According to the man behind ViPR, Amitabh Srivastava, President, Advanced Storage Division, EMC is able to make the “world’s first” claim because every attempt at defining it up to now — including EMC’s — has been wrong.

“Everyone is defining software-defined storage in their own way,” Srivastava said. “Because there is currently no fixed definition of it, a lot of them are taking an appliance that was built a few years ago and, just because it runs software and there are hardware intervals running on a virtualised system, they’re calling that software-defined storage.

“I don’t think so, because software-defined storage is all about building it for the cloud and the software-defined data centre. It’s not about a single array, it’s about an entire storage infrastructure which is highly scalable and available, because that’s the end goal.

“That is why ViPR is really designed with the goal of how I can take your storage infrastructure and arrays to this massive cloud infrastructure that can plug into this software-defined data centre. None of these systems are even talking about any of the stuff we are talking about.”

In any device, the data path is where the data comes in and out of the array, and the control path is used to really manage the arrays.

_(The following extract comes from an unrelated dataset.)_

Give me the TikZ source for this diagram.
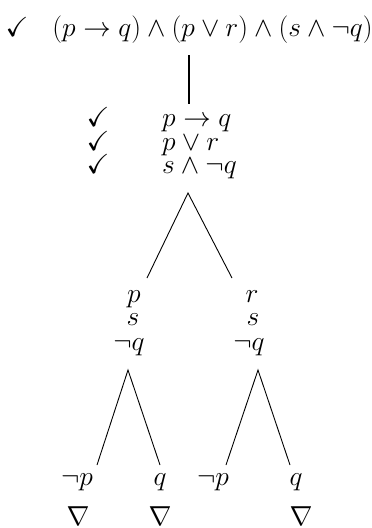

According to Srivastava, all previous systems claiming to be software-defined have been built first of all as an appliance, and always in the data path.

ViPR manages both planes and decouples them from each other to allow them to be used together. Customers can also use only the control plane to manage the underlying intelligence of the storage arrays through policy-based automation, which EMC called a “radical departure” from prior attempts to virtualise storage.

EMC is essentially trying to do for storage what VMware has already done for servers — abstracting, pooling and automating the infrastructure.

Whether EMC’s definition of software-defined storage is what the market wants will only be determined by the customer response, but Srivastava said he is confident he and his team have got it right this time.